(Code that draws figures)
◆ ◆ ◆ ◆ ◆

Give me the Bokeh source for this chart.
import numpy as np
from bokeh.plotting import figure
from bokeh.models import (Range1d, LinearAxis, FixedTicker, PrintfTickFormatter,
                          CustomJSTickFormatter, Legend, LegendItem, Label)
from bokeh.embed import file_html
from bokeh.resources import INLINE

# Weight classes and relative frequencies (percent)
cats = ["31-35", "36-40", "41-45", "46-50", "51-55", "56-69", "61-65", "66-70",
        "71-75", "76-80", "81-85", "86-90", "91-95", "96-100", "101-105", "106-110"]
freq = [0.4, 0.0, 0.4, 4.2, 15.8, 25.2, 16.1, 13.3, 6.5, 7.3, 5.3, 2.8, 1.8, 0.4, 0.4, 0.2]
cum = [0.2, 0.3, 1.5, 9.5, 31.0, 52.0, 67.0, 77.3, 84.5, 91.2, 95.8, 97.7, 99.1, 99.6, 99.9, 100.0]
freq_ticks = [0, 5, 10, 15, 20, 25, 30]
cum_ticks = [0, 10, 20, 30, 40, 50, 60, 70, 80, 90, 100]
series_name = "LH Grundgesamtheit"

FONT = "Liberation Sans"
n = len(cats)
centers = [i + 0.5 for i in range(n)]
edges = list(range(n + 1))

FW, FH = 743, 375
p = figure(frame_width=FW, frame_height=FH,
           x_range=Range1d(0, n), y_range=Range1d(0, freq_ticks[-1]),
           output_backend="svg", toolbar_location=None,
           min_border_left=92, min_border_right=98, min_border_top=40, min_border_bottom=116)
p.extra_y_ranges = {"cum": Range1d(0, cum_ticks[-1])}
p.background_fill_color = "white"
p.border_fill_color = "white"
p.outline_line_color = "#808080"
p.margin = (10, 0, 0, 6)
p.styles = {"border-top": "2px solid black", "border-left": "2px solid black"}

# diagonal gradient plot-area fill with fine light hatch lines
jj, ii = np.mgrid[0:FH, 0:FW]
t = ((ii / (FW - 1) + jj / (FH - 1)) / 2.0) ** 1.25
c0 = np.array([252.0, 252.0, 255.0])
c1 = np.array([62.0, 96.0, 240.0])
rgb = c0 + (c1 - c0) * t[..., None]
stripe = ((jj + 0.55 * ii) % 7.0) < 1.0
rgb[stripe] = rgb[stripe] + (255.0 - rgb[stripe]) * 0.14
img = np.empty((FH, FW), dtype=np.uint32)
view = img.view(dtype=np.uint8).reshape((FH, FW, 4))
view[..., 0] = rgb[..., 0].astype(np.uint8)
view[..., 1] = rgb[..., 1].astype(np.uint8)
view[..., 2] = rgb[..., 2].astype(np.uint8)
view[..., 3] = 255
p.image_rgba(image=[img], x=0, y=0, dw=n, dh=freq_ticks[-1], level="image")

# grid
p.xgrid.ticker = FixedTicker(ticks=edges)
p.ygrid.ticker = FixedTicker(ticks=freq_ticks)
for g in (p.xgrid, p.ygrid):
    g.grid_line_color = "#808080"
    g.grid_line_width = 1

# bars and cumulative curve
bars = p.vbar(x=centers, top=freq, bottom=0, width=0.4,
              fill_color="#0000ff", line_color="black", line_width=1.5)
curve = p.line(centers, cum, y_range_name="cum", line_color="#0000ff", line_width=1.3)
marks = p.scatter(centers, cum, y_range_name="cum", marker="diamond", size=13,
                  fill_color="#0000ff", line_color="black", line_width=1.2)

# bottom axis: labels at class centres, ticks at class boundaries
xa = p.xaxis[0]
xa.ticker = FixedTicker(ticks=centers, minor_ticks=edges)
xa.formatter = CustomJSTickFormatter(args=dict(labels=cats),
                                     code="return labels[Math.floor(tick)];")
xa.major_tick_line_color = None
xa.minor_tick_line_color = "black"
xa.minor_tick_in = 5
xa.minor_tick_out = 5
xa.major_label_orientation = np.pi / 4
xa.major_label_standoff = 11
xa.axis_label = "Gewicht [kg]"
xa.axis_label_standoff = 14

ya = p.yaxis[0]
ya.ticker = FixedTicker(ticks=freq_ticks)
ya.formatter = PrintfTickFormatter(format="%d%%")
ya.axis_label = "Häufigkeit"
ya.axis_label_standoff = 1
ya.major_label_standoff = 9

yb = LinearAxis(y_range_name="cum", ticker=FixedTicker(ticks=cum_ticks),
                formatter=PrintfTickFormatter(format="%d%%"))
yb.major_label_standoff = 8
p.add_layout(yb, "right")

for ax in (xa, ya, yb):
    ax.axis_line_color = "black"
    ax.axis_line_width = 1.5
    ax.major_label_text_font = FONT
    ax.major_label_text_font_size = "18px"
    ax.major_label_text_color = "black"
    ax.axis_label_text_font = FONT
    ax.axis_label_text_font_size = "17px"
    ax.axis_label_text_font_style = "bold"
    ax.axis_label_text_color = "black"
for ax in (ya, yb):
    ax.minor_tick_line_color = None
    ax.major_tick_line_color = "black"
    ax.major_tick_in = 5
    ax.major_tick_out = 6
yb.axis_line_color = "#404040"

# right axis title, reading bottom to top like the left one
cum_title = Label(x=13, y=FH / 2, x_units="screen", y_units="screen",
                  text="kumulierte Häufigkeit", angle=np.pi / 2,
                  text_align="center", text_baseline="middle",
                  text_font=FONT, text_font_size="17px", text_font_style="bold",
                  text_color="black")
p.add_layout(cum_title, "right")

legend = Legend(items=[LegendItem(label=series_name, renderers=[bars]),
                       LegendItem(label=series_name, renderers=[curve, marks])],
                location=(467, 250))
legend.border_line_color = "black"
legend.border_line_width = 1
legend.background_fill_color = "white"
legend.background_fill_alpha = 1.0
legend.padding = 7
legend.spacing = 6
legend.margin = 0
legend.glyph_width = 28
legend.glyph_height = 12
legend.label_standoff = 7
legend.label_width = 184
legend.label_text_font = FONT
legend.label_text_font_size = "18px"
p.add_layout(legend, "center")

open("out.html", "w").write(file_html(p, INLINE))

◆ ◆ ◆ ◆ ◆

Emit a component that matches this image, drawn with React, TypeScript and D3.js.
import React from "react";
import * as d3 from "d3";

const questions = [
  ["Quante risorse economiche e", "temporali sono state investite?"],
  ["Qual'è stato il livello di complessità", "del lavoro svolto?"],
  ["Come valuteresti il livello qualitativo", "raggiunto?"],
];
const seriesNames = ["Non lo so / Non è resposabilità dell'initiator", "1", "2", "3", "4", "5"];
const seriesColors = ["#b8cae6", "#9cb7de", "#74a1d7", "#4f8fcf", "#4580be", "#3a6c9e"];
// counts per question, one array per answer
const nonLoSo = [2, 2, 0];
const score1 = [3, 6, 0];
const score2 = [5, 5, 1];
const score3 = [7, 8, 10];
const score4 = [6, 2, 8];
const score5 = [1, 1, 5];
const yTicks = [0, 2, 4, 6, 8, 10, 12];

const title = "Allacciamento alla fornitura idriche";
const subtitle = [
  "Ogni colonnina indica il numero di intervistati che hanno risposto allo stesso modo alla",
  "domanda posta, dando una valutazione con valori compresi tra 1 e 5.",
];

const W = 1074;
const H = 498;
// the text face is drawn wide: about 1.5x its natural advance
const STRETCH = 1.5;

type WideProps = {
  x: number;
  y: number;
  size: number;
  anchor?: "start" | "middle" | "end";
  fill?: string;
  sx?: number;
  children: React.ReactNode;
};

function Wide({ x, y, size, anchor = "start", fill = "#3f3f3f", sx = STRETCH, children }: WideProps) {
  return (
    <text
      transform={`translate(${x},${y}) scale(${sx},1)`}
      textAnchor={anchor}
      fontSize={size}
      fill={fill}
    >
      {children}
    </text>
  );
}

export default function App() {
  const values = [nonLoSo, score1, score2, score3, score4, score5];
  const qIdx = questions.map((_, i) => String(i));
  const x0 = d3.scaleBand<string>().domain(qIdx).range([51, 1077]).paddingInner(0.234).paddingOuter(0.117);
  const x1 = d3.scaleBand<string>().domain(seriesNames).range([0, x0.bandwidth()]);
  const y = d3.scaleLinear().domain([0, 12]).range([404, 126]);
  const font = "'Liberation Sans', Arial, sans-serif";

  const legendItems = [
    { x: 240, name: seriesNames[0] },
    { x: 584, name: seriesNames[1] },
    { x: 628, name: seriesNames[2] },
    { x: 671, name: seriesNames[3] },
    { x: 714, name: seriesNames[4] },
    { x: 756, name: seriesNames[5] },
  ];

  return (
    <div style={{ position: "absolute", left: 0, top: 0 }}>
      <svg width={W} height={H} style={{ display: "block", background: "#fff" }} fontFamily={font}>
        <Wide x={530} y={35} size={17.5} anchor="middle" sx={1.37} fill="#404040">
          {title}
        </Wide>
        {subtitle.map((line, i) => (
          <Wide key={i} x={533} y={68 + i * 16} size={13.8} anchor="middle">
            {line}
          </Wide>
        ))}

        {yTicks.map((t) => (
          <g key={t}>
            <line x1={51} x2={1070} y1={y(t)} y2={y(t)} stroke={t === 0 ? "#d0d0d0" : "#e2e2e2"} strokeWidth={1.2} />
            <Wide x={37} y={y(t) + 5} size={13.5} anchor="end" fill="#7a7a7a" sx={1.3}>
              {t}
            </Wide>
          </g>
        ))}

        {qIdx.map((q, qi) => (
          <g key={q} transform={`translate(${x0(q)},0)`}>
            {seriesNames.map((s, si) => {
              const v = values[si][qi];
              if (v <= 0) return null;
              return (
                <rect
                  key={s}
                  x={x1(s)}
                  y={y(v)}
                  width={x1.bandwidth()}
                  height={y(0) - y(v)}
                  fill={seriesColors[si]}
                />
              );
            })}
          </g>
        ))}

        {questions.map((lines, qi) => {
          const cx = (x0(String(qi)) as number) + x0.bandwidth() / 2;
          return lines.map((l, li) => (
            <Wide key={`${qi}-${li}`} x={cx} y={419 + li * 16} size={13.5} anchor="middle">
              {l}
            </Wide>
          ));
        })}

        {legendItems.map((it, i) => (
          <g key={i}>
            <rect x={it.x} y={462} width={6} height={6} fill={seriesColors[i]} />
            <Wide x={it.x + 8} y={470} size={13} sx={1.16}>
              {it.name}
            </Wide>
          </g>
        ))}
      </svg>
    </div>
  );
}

◆ ◆ ◆ ◆ ◆

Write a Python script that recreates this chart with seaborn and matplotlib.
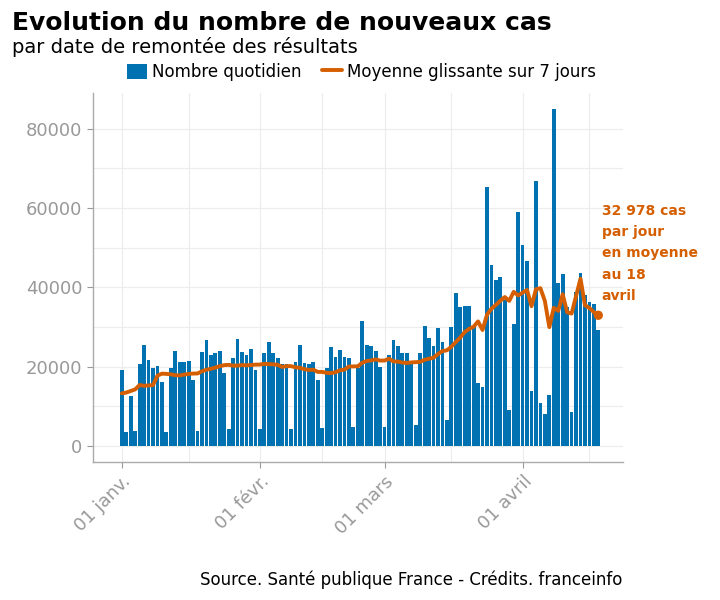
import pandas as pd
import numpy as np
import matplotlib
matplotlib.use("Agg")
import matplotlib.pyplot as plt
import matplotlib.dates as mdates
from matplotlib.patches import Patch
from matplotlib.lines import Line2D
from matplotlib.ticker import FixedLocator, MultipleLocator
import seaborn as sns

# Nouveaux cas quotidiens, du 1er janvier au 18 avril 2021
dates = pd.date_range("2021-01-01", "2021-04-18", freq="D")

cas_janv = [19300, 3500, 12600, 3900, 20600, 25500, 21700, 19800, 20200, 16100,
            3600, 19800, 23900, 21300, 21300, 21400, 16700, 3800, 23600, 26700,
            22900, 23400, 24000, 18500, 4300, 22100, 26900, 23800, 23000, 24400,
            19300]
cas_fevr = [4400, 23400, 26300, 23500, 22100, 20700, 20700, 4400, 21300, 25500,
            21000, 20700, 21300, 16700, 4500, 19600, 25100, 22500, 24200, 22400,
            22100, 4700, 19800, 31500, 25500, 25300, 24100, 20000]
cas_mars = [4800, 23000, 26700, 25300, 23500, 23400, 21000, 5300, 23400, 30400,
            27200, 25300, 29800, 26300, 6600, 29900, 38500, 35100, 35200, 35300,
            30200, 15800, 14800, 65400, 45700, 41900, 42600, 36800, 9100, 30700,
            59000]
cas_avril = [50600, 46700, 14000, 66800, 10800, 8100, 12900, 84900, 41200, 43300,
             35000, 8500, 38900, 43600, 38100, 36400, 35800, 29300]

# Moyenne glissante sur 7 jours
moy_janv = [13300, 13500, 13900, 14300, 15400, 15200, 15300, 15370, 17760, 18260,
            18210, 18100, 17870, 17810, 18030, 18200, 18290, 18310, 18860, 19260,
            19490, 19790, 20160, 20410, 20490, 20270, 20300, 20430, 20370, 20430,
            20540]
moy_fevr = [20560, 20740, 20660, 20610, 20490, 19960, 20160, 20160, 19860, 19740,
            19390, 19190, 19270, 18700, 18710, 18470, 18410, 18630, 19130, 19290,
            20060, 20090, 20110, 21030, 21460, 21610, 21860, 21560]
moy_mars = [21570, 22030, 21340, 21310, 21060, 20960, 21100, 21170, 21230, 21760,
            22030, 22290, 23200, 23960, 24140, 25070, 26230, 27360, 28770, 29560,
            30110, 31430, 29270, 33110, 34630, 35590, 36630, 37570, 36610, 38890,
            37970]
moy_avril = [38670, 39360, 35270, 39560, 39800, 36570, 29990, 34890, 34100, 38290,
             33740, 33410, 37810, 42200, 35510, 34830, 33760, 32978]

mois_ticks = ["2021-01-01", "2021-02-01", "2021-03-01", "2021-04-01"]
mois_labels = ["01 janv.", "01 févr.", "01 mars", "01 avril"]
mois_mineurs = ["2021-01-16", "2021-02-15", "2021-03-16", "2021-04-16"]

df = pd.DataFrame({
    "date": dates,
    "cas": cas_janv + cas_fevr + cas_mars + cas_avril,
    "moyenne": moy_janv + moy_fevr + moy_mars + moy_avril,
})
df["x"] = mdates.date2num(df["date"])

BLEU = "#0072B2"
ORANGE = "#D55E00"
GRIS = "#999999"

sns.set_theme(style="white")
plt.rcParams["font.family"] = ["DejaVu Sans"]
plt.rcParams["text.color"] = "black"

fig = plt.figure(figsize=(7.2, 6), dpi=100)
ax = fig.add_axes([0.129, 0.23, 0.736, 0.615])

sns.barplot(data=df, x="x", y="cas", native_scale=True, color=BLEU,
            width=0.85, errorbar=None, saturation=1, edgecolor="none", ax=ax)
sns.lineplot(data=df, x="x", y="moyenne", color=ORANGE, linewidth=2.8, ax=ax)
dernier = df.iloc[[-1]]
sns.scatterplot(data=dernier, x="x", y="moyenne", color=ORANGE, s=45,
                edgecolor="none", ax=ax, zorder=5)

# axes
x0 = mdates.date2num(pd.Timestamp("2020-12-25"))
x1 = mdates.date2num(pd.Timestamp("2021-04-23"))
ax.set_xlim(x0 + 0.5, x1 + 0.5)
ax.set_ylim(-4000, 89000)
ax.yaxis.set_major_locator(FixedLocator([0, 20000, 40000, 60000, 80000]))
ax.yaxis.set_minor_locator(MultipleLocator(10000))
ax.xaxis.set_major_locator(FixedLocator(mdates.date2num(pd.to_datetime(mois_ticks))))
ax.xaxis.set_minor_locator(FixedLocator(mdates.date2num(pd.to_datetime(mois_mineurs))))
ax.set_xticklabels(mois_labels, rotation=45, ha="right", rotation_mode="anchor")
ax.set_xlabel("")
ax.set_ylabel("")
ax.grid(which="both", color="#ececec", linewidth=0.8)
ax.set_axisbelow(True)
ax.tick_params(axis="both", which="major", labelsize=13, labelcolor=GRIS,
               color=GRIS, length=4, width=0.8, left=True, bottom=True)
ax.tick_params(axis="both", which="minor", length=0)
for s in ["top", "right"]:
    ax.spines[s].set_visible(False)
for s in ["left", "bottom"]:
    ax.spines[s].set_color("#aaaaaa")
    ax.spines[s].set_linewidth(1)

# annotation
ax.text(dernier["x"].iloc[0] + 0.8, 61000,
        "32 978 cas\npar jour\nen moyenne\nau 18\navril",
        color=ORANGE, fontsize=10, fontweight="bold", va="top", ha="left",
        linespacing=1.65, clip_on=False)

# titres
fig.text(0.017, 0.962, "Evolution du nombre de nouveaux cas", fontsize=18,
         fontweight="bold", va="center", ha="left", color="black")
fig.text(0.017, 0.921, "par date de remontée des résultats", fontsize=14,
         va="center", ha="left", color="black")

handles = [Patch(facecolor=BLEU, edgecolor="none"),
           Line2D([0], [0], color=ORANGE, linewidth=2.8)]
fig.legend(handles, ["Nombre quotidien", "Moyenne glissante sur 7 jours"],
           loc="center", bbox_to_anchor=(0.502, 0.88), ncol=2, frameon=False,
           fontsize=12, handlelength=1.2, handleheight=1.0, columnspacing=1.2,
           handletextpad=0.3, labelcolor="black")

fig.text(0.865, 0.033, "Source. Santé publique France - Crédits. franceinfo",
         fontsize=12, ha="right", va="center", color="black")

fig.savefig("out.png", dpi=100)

◆ ◆ ◆ ◆ ◆

• **CHALLENGE**: Report how many lines of the records above contain the word "React", giving only the number.

• **TASK ANSWER**: 3